Description of the task:
In the records below, pick out all lines containing the word "with".

Recorded information:

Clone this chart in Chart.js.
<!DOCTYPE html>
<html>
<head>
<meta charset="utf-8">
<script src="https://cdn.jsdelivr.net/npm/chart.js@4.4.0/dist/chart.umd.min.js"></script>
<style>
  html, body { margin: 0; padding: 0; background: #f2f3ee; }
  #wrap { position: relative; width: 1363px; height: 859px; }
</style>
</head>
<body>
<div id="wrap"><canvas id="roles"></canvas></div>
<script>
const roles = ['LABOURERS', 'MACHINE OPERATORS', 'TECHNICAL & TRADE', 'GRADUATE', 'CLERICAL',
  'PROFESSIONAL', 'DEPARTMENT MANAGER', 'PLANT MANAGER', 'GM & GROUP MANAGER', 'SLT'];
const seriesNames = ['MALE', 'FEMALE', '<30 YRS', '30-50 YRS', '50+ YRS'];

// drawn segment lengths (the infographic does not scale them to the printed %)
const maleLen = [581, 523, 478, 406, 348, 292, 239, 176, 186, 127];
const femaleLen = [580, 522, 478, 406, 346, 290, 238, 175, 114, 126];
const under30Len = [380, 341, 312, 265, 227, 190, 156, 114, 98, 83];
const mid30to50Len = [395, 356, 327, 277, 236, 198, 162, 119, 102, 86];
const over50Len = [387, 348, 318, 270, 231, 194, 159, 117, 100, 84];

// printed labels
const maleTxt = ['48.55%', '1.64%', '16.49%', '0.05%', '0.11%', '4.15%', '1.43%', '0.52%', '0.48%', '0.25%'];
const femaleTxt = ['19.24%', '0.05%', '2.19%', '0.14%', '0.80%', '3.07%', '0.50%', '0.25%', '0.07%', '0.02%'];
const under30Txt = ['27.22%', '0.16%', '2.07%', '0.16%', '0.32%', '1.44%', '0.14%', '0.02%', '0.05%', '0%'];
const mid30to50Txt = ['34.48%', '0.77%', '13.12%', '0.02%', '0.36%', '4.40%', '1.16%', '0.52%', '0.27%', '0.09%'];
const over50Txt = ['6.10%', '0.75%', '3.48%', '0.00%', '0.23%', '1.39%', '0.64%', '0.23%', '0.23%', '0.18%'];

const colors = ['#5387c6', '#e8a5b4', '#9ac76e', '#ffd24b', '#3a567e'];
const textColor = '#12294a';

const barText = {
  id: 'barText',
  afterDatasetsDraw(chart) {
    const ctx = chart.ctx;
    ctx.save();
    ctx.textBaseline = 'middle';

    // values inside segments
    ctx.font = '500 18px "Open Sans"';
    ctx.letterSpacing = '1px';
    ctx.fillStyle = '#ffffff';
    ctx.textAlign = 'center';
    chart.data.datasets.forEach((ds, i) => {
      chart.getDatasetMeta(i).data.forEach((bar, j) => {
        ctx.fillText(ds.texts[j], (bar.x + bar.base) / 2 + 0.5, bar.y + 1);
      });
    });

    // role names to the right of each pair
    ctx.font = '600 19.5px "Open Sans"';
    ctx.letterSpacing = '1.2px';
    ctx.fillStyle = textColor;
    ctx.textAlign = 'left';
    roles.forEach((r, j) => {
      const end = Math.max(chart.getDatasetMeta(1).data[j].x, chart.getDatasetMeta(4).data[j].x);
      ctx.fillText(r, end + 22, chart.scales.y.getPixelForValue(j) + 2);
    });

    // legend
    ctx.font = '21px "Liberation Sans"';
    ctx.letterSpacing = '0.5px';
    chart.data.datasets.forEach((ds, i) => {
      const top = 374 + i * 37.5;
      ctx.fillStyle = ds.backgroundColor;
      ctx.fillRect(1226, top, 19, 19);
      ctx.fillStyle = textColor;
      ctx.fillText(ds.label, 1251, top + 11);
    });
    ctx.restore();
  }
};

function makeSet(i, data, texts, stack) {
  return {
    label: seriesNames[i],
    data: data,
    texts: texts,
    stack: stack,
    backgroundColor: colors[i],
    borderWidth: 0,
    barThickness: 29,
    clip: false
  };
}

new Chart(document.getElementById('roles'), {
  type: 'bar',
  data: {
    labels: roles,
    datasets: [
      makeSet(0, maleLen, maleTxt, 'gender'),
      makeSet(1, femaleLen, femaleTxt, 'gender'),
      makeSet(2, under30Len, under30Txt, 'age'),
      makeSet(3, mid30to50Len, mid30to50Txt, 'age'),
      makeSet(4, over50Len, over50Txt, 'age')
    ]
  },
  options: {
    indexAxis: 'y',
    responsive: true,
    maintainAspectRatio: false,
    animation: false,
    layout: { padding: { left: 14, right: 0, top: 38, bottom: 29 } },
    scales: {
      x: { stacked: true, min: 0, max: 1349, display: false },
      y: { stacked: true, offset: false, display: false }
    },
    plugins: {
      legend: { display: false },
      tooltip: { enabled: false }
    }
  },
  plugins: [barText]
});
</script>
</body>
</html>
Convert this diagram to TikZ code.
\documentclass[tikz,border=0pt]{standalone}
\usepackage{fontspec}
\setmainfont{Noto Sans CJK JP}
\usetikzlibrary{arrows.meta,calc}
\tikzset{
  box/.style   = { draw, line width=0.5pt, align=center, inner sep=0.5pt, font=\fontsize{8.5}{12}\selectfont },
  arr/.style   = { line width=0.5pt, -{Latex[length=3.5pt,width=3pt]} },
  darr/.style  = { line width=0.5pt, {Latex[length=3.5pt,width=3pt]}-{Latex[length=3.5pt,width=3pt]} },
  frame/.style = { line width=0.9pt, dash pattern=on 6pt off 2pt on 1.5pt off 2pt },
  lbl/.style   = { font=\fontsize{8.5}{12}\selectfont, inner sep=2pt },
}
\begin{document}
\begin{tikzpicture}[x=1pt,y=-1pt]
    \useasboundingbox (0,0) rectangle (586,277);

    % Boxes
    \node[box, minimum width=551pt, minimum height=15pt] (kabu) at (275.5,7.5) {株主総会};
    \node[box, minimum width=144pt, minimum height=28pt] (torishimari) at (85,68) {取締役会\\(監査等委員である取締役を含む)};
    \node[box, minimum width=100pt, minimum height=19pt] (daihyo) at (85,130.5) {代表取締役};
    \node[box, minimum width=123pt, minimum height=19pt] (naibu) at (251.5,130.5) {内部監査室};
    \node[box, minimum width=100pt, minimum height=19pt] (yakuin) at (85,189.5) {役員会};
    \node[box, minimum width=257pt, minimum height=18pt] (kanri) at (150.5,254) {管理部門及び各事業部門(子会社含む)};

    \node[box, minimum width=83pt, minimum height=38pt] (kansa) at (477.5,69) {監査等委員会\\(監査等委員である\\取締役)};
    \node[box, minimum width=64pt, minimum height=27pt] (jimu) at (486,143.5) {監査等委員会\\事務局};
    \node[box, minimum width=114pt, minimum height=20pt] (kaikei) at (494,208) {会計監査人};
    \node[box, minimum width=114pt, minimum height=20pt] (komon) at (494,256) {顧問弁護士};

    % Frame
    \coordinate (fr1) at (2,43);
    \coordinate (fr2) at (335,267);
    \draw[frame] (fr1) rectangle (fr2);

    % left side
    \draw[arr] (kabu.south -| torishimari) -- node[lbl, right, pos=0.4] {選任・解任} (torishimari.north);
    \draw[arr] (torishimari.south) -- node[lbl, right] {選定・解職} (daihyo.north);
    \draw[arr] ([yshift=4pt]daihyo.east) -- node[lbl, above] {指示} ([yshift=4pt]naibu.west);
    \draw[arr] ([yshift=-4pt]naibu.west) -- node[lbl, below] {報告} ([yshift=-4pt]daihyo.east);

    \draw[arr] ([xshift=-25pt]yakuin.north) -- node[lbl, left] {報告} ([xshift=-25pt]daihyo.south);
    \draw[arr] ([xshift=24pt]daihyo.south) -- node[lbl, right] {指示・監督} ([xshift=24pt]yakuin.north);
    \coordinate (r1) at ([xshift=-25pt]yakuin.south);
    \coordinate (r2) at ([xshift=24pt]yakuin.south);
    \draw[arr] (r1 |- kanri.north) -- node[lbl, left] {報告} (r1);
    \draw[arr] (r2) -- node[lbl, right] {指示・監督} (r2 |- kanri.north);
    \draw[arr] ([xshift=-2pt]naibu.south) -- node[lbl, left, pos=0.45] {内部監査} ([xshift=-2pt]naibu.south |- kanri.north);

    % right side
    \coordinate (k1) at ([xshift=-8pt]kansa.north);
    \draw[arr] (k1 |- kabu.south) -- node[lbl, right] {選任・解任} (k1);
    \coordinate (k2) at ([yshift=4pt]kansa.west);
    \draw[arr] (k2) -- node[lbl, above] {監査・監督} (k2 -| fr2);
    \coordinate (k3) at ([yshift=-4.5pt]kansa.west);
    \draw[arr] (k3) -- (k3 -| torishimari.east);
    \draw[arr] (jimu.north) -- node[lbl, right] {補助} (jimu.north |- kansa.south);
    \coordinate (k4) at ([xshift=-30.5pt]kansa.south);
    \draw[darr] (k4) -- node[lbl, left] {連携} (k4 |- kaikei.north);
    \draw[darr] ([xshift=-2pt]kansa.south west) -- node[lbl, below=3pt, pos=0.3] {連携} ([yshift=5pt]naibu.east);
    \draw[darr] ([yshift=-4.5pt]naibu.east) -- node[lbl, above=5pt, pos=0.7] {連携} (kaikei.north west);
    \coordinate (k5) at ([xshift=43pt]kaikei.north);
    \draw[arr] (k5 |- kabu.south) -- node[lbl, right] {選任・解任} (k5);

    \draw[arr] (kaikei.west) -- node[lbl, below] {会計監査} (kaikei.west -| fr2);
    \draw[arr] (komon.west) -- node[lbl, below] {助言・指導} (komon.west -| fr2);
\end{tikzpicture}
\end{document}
==
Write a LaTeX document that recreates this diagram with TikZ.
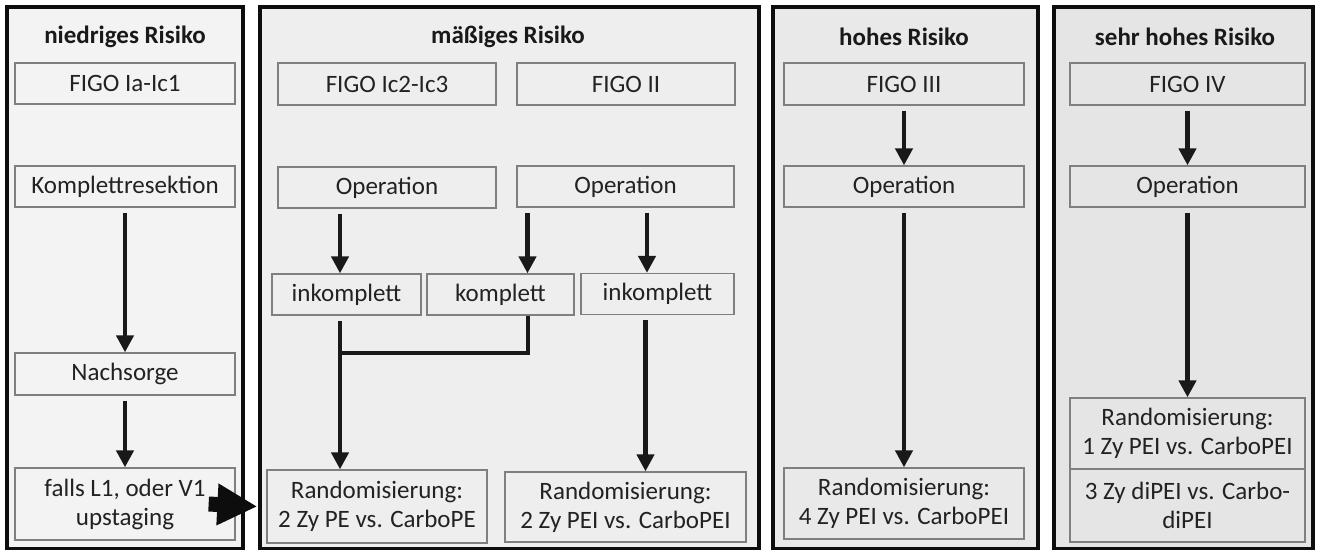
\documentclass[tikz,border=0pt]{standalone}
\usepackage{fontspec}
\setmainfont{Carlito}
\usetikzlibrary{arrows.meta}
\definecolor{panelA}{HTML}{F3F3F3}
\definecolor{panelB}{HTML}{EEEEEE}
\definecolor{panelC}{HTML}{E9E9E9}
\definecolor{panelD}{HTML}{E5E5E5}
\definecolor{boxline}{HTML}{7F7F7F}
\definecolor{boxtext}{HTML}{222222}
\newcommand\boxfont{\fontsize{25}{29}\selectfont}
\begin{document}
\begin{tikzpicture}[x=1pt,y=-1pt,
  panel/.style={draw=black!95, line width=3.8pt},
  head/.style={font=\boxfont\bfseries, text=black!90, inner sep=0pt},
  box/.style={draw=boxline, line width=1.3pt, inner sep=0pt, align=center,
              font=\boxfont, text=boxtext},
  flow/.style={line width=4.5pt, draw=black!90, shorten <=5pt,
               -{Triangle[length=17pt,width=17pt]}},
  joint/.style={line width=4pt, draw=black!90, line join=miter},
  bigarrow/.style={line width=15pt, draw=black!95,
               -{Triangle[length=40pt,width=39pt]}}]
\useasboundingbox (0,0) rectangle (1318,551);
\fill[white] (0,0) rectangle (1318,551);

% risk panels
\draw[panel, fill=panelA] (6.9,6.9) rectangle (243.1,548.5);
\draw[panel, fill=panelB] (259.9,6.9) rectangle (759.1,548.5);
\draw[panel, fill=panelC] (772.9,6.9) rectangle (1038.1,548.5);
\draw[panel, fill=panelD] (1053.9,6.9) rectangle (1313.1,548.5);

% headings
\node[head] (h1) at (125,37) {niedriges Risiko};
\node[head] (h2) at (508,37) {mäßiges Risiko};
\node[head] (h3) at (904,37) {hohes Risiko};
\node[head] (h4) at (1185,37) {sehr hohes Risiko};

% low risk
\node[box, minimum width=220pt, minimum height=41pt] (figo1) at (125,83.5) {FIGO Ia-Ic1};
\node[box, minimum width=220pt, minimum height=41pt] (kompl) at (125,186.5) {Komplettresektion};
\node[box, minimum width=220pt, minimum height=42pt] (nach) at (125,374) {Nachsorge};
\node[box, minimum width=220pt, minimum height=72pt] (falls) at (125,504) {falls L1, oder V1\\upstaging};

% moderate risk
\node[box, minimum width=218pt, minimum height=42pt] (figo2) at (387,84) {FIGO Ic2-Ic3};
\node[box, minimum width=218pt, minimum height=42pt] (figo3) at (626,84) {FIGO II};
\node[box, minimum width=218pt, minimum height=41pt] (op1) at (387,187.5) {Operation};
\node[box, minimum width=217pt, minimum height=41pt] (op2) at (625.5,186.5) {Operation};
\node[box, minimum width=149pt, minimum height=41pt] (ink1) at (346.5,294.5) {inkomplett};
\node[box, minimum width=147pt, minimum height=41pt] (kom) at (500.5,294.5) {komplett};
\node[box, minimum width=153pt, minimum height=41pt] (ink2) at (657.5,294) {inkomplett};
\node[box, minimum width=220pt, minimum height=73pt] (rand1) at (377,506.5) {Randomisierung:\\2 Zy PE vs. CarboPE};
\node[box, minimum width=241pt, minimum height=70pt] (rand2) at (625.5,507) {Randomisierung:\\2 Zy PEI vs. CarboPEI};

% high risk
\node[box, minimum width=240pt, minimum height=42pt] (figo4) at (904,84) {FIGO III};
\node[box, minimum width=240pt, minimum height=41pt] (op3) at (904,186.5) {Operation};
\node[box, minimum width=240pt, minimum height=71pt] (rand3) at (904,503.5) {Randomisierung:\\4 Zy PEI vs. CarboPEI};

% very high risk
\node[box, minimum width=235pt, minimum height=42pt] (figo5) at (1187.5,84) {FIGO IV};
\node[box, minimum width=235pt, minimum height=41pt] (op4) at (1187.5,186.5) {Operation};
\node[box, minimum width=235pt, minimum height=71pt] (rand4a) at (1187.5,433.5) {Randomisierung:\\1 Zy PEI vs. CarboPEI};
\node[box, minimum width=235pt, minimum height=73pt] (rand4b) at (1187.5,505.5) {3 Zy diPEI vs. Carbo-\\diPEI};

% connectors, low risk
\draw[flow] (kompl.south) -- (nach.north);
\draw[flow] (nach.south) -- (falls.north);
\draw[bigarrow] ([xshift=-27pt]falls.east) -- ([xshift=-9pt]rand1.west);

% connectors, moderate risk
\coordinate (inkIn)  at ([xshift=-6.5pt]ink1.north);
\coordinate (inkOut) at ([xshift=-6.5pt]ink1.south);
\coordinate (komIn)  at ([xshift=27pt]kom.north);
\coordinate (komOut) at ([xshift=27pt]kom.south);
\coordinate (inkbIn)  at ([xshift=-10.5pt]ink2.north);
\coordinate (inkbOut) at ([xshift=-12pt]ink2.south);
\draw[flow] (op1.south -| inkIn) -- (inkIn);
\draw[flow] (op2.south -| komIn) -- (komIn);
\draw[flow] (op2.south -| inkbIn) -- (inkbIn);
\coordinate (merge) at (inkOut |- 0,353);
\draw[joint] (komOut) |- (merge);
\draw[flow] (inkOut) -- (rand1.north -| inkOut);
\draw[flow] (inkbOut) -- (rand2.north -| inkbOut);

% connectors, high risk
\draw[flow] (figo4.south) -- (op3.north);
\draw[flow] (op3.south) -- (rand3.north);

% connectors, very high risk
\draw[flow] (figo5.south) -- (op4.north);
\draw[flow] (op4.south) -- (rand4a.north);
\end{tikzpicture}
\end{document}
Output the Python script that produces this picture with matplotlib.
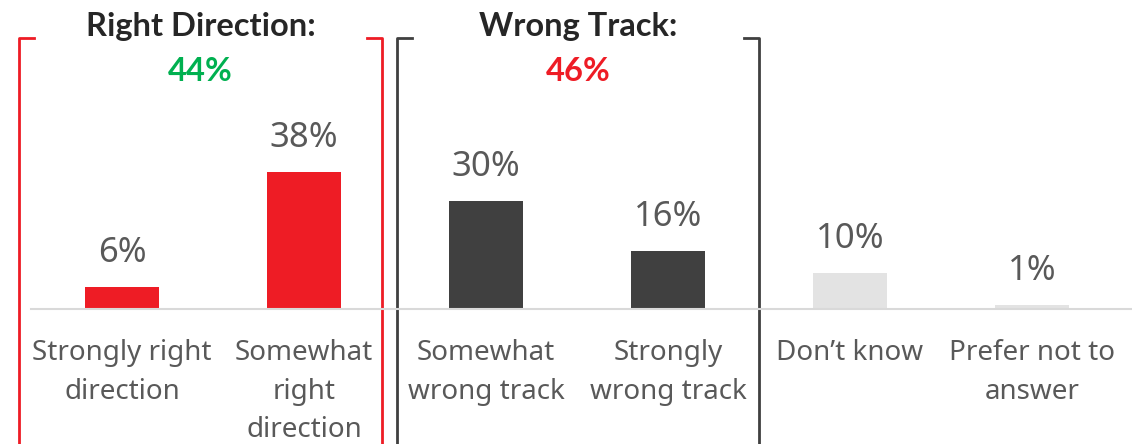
...
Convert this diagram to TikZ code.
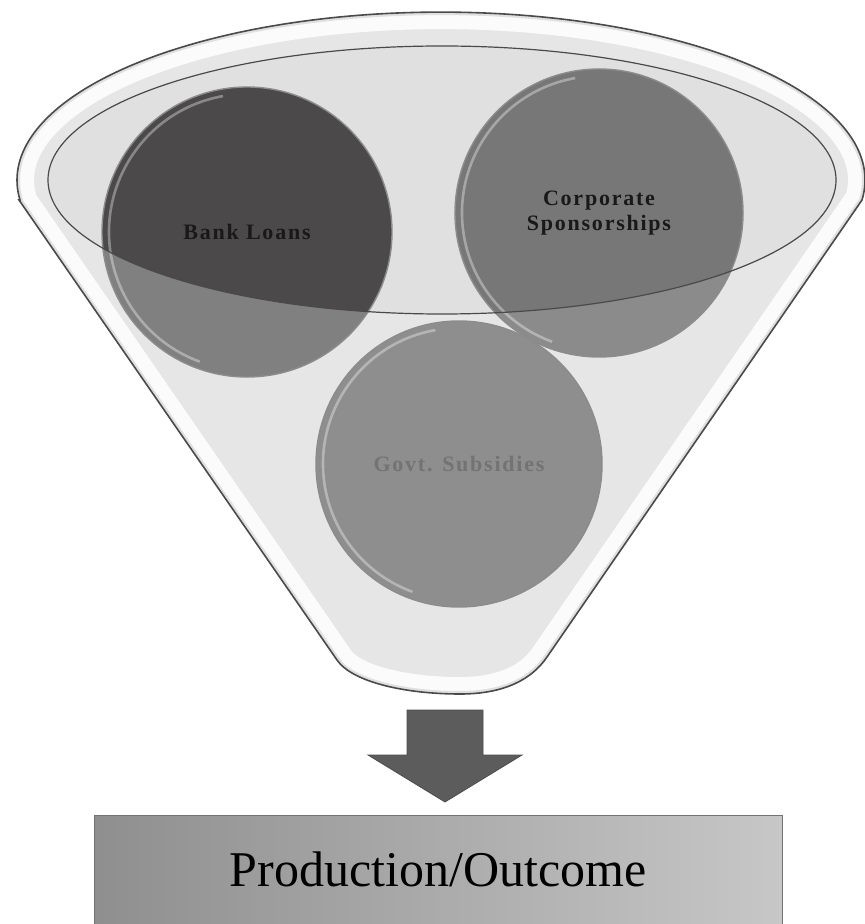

Output for this exercise:
Write a LaTeX document that recreates this diagram with TikZ.
Output the Python script that produces this picture with matplotlib.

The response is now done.